WRITTEN EXERCISE: From the entries below, copy out every line with "document" in it.

-------- INFORMATION SHOWN --------

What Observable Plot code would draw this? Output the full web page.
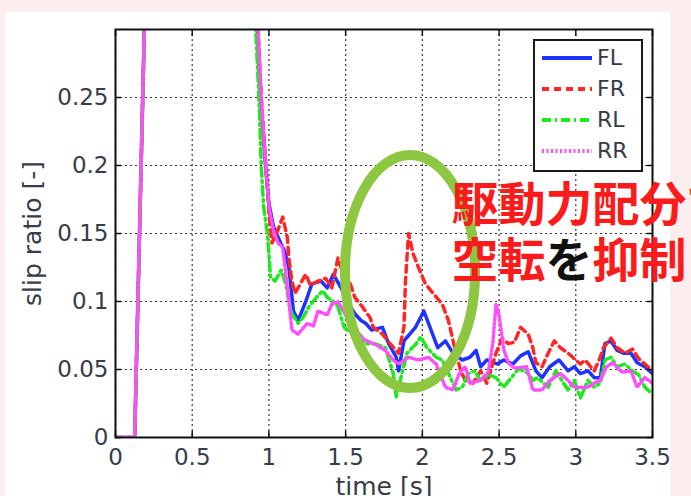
<!DOCTYPE html>
<html>
<head>
<meta charset="utf-8">
<script src="https://cdn.jsdelivr.net/npm/d3@7"></script>
<script src="https://cdn.jsdelivr.net/npm/@observablehq/plot@0.6"></script>
<style>
  html, body { margin: 0; padding: 0; background: #fcedee; }
  #wrap { position: relative; width: 691px; height: 496px; overflow: hidden; }
  #panel { position: absolute; left: 5px; top: 12px; width: 665px; height: 484px; background: #fff; }
  #chart { position: absolute; left: 0; top: 0; }
  #legend { position: absolute; left: 533px; top: 39px; width: 110px; height: 133px; box-sizing: border-box;
            border: 2px solid #1a1a1a; background: #fff; font-family: "DejaVu Sans"; font-size: 22px; color: #353b48; }
  .row { position: absolute; left: 0; width: 100px; height: 26px; }
  .row svg { position: absolute; left: 7px; top: 0; }
  .row span { position: absolute; left: 62px; top: 0; line-height: 26px; }
  g[aria-label="x-axis label"] text, g[aria-label="y-axis label"] text { font-size: 25px; }
</style>
</head>
<body>
<div id="wrap"><div id="panel"></div><div id="chart"></div><div id="legend"></div></div>
<script>
// ---- data ----
const xTicks = [0, 0.5, 1, 1.5, 2, 2.5, 3, 3.5];
const yTicks = [0, 0.05, 0.1, 0.15, 0.2, 0.25];
const seriesNames = ["FL", "FR", "RL", "RR"];

// [time s, slip ratio]
const FL = [[0,0],[0.125,0],[0.19,0.31],[0.92,0.31],[0.945,0.25],[0.978,0.2],[1.0,0.172],[1.03,0.155],[1.076,0.143],[1.10,0.138],[1.13,0.125],[1.16,0.093],[1.19,0.086],[1.24,0.10],[1.28,0.113],[1.34,0.115],[1.38,0.110],[1.42,0.12],[1.47,0.11],[1.51,0.10],[1.56,0.091],[1.60,0.086],[1.63,0.084],[1.67,0.079],[1.74,0.081],[1.78,0.069],[1.83,0.059],[1.845,0.049],[1.88,0.071],[1.91,0.075],[1.955,0.081],[2.01,0.093],[2.05,0.081],[2.10,0.066],[2.15,0.071],[2.20,0.062],[2.26,0.057],[2.31,0.059],[2.35,0.064],[2.38,0.052],[2.42,0.057],[2.49,0.054],[2.53,0.057],[2.59,0.054],[2.64,0.060],[2.69,0.063],[2.74,0.049],[2.78,0.044],[2.83,0.052],[2.89,0.057],[2.95,0.049],[2.99,0.052],[3.03,0.047],[3.08,0.049],[3.12,0.044],[3.16,0.044],[3.19,0.069],[3.23,0.071],[3.27,0.064],[3.31,0.062],[3.36,0.062],[3.40,0.055],[3.45,0.052],[3.5,0.047]];
const FR = [[0,0],[0.125,0],[0.19,0.31],[0.925,0.31],[0.95,0.25],[0.98,0.2],[1.0,0.165],[1.02,0.143],[1.05,0.15],[1.09,0.162],[1.12,0.147],[1.13,0.132],[1.15,0.115],[1.17,0.106],[1.19,0.110],[1.24,0.12],[1.27,0.112],[1.32,0.115],[1.37,0.117],[1.41,0.11],[1.45,0.132],[1.49,0.118],[1.53,0.113],[1.56,0.103],[1.61,0.096],[1.66,0.088],[1.68,0.081],[1.74,0.076],[1.79,0.069],[1.845,0.062],[1.88,0.081],[1.89,0.115],[1.91,0.15],[1.94,0.135],[1.975,0.125],[2.02,0.113],[2.07,0.106],[2.13,0.098],[2.17,0.086],[2.20,0.071],[2.25,0.049],[2.28,0.042],[2.33,0.040],[2.38,0.049],[2.42,0.040],[2.48,0.062],[2.52,0.073],[2.56,0.069],[2.60,0.070],[2.64,0.081],[2.69,0.076],[2.72,0.066],[2.74,0.055],[2.78,0.052],[2.82,0.062],[2.86,0.071],[2.90,0.066],[2.95,0.062],[2.98,0.059],[3.03,0.054],[3.06,0.057],[3.12,0.049],[3.16,0.059],[3.18,0.066],[3.23,0.073],[3.27,0.066],[3.32,0.062],[3.37,0.065],[3.41,0.058],[3.47,0.052],[3.5,0.049]];
const RL = [[0,0],[0.125,0],[0.19,0.31],[0.91,0.31],[0.935,0.25],[0.95,0.2],[0.965,0.17],[0.99,0.15],[1.0,0.135],[1.01,0.118],[1.04,0.115],[1.08,0.123],[1.11,0.113],[1.13,0.10],[1.15,0.091],[1.19,0.084],[1.22,0.088],[1.26,0.096],[1.31,0.103],[1.35,0.108],[1.38,0.103],[1.42,0.10],[1.45,0.096],[1.49,0.081],[1.55,0.076],[1.63,0.069],[1.69,0.069],[1.76,0.066],[1.81,0.047],[1.83,0.030],[1.86,0.044],[1.90,0.062],[1.96,0.069],[1.99,0.074],[2.03,0.066],[2.09,0.059],[2.13,0.057],[2.17,0.047],[2.22,0.035],[2.26,0.037],[2.30,0.047],[2.34,0.049],[2.38,0.042],[2.43,0.046],[2.48,0.044],[2.53,0.037],[2.58,0.044],[2.63,0.051],[2.69,0.047],[2.72,0.042],[2.75,0.044],[2.82,0.037],[2.87,0.049],[2.92,0.040],[2.95,0.035],[2.99,0.042],[3.03,0.029],[3.08,0.042],[3.12,0.037],[3.16,0.040],[3.19,0.057],[3.23,0.059],[3.27,0.052],[3.32,0.054],[3.37,0.049],[3.41,0.046],[3.45,0.037],[3.5,0.032]];
const RR = [[0,0],[0.125,0],[0.19,0.31],[0.925,0.31],[0.95,0.25],[0.978,0.2],[1.0,0.17],[1.03,0.152],[1.06,0.143],[1.09,0.14],[1.12,0.11],[1.15,0.079],[1.19,0.076],[1.25,0.084],[1.29,0.082],[1.32,0.093],[1.38,0.090],[1.41,0.098],[1.45,0.10],[1.50,0.09],[1.56,0.08],[1.62,0.072],[1.70,0.068],[1.76,0.064],[1.81,0.057],[1.845,0.054],[1.91,0.059],[1.975,0.057],[2.04,0.059],[2.09,0.054],[2.15,0.037],[2.20,0.035],[2.24,0.047],[2.28,0.052],[2.31,0.040],[2.38,0.042],[2.43,0.048],[2.46,0.07],[2.48,0.098],[2.50,0.09],[2.53,0.065],[2.56,0.055],[2.60,0.051],[2.68,0.052],[2.72,0.035],[2.78,0.035],[2.83,0.042],[2.90,0.047],[2.95,0.042],[2.99,0.037],[3.08,0.037],[3.12,0.040],[3.16,0.042],[3.20,0.052],[3.24,0.055],[3.30,0.048],[3.36,0.049],[3.40,0.037],[3.45,0.044],[3.5,0.040]];

// annotation text and ring (data coordinates)
const noteLine1 = "駆動力配分で";
const noteLine2 = ["空転", "を", "抑制"];
const noteAnchor = {t: 2.19, v1: 0.170, v2: 0.129};
const ring = {t: 1.923, v: 0.1217, rt: 0.424, rv: 0.0857};

// ---- styles ----
const seriesData = {FL, FR, RL, RR};
const seriesStyle = {
  FL: {stroke: "#1f33ff", dash: null},
  FR: {stroke: "#ff2626", dash: "7,5"},
  RL: {stroke: "#1fe81f", dash: "9,4,2,4"},
  RR: {stroke: "#ff4dff", dash: "2,2.5"}
};
const gridStyle = {stroke: "#222", strokeOpacity: 0.9, strokeWidth: 1.2, strokeDasharray: "2,3"};
const fmt = d => String(d);
const noteSize = 47;
const noteRed = "#fb1b1b", noteBlack = "#111";

const lineMarks = seriesNames.map(n => Plot.line(seriesData[n], {
  x: d => d[0], y: d => d[1], stroke: seriesStyle[n].stroke, strokeWidth: 3.5,
  strokeDasharray: seriesStyle[n].dash, clip: true
}));

const textCommon = {fontFamily: "Noto Sans CJK JP", fontWeight: "bold", fontSize: noteSize, textAnchor: "start", lineAnchor: "middle"};

const plot = Plot.plot({
  width: 691, height: 496,
  marginLeft: 115, marginRight: 39, marginTop: 29, marginBottom: 59,
  style: {background: "transparent", fontFamily: "DejaVu Sans", fontSize: "23px", color: "#363c49", overflow: "visible"},
  x: {domain: [0, 3.5]},
  y: {domain: [0, 0.3]},
  marks: [
    Plot.gridX(xTicks, gridStyle),
    Plot.gridY(yTicks, gridStyle),
    ...lineMarks,
    Plot.axisX(xTicks, {anchor: "bottom", tickSize: -6, tickPadding: 17, tickFormat: fmt, stroke: "#111", strokeWidth: 1.5,
      label: "time [s]", labelAnchor: "center", labelOffset: 57, labelArrow: "none"}),
    Plot.axisX(xTicks, {anchor: "top", tickSize: -6, tickFormat: () => "", stroke: "#111", strokeWidth: 1.5, label: null}),
    Plot.axisY(yTicks, {anchor: "left", tickSize: -6, tickPadding: 13, tickFormat: fmt, stroke: "#111", strokeWidth: 1.5,
      label: "slip ratio [-]", labelAnchor: "center", labelOffset: 92, labelArrow: "none"}),
    Plot.axisY(yTicks, {anchor: "right", tickSize: -6, tickFormat: () => "", stroke: "#111", strokeWidth: 1.5, label: null}),
    Plot.frame({stroke: "#111", strokeWidth: 2}),
    Plot.text([noteLine1], {...textCommon, x: noteAnchor.t, y: noteAnchor.v1, text: d => d, fill: noteRed}),
    Plot.text([noteLine2.join("")], {...textCommon, x: noteAnchor.t, y: noteAnchor.v2, text: d => d, fill: noteRed})
  ]
});

// colour the middle word of line 2 black (tspans inside the same text)
const textGroups = plot.querySelectorAll('g[aria-label="text"]');
const line2 = textGroups[1].querySelector("text");
line2.textContent = "";
noteLine2.forEach((part, i) => {
  const ts = document.createElementNS("http://www.w3.org/2000/svg", "tspan");
  ts.textContent = part;
  ts.setAttribute("fill", i === 1 ? noteBlack : noteRed);
  line2.appendChild(ts);
});

// green ring, through the plot's scales, drawn beneath the annotation text
const sx = plot.scale("x"), sy = plot.scale("y");
const cx = sx.apply(ring.t), cy = sy.apply(ring.v);
const rx = sx.apply(ring.t + ring.rt) - cx, ry = cy - sy.apply(ring.v + ring.rv);
const ell = document.createElementNS("http://www.w3.org/2000/svg", "ellipse");
ell.setAttribute("cx", cx); ell.setAttribute("cy", cy);
ell.setAttribute("rx", rx); ell.setAttribute("ry", ry);
ell.setAttribute("fill", "none"); ell.setAttribute("stroke", "#8dc641"); ell.setAttribute("stroke-width", 10);
plot.insertBefore(ell, textGroups[0]);

document.getElementById("chart").appendChild(plot);

// legend
const legend = d3.select("#legend");
seriesNames.forEach((n, i) => {
  const row = legend.append("div").attr("class", "row").style("top", (4 + i * 31) + "px");
  const s = row.append("svg").attr("width", 52).attr("height", 26);
  s.append("line").attr("x1", 0).attr("x2", 50).attr("y1", 13).attr("y2", 13)
    .attr("stroke", seriesStyle[n].stroke).attr("stroke-width", 4)
    .attr("stroke-dasharray", seriesStyle[n].dash);
  row.append("span").text(n);
});
</script>
</body>
</html>
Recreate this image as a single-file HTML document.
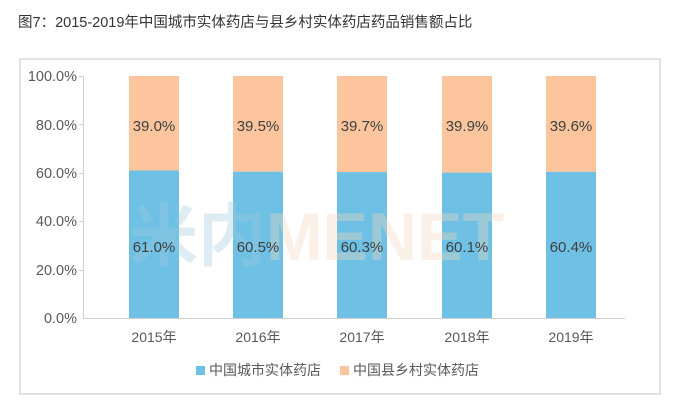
<!DOCTYPE html>
<html><head><meta charset="utf-8"><style>
body{margin:0;background:#fff;width:675px;height:409px;overflow:hidden;font-family:"Liberation Sans","Noto Sans CJK SC",sans-serif;}
</style></head><body>
<svg width="675" height="409" xmlns="http://www.w3.org/2000/svg" font-family="Liberation Sans, Noto Sans CJK SC, sans-serif">
<text x="18" y="27" font-size="14.5" fill="#333">图7：2015-2019年中国城市实体药店与县乡村实体药店药品销售额占比</text>
<rect x="20" y="59" width="640" height="335" fill="#fff" stroke="#d9d9d9" stroke-width="1.5"/>
<g font-size="14.5" fill="#595959" text-anchor="end">
<text x="77" y="81">100.0%</text><text x="77" y="130">80.0%</text><text x="77" y="178">60.0%</text>
<text x="77" y="226">40.0%</text><text x="77" y="275">20.0%</text><text x="77" y="323">0.0%</text>
</g>
<g stroke="#d0d0d0" stroke-width="1">
<line x1="83.5" y1="76" x2="83.5" y2="318"/><line x1="83" y1="318.5" x2="625" y2="318.5"/>
<line x1="79" y1="76.5" x2="83" y2="76.5"/><line x1="79" y1="124.5" x2="83" y2="124.5"/><line x1="79" y1="173.5" x2="83" y2="173.5"/>
<line x1="79" y1="221.5" x2="83" y2="221.5"/><line x1="79" y1="270.5" x2="83" y2="270.5"/>
</g>
<g>
<rect x="129" y="76" width="50" height="94.5" fill="#fcc59d"/><rect x="129" y="170.5" width="50" height="147.5" fill="#6ec1e4"/>
<rect x="233" y="76" width="50" height="95.7" fill="#fcc59d"/><rect x="233" y="171.7" width="50" height="146.3" fill="#6ec1e4"/>
<rect x="337" y="76" width="50" height="96.1" fill="#fcc59d"/><rect x="337" y="172.1" width="50" height="145.9" fill="#6ec1e4"/>
<rect x="442" y="76" width="50" height="96.6" fill="#fcc59d"/><rect x="442" y="172.6" width="50" height="145.4" fill="#6ec1e4"/>
<rect x="546" y="76" width="50" height="95.8" fill="#fcc59d"/><rect x="546" y="171.8" width="50" height="146.2" fill="#6ec1e4"/>
</g>
<text x="130" y="260" font-size="68" font-weight="bold" opacity="0.35"><tspan fill="#9cc9dc">米内</tspan><tspan fill="#f6d6bd">MENET</tspan></text>
<g font-size="15" fill="#404040" text-anchor="middle">
<text x="154" y="131">39.0%</text><text x="258" y="131">39.5%</text><text x="362" y="131">39.7%</text><text x="467" y="131">39.9%</text><text x="571" y="131">39.6%</text>
<text x="154" y="252">61.0%</text><text x="258" y="252">60.5%</text><text x="362" y="252">60.3%</text><text x="467" y="252">60.1%</text><text x="571" y="252">60.4%</text>
</g>
<g font-size="14" fill="#595959" text-anchor="middle">
<text x="154" y="342">2015年</text><text x="258" y="342">2016年</text><text x="362" y="342">2017年</text><text x="467" y="342">2018年</text><text x="571" y="342">2019年</text>
</g>
<rect x="196" y="366" width="9" height="9" fill="#6ec1e4"/>
<text x="209" y="375" font-size="14" fill="#595959">中国城市实体药店</text>
<rect x="340" y="366" width="9" height="9" fill="#fcc59d"/>
<text x="353" y="375" font-size="14" fill="#595959">中国县乡村实体药店</text>
</svg>
</body></html>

--------

FULL SOLUTION:
  const ts = document.createElementNS("http://www.w3.org/2000/svg", "tspan");
const ell = document.createElementNS("http://www.w3.org/2000/svg", "ellipse");
document.getElementById("chart").appendChild(plot);
Recreate this image as a single-file HTML document.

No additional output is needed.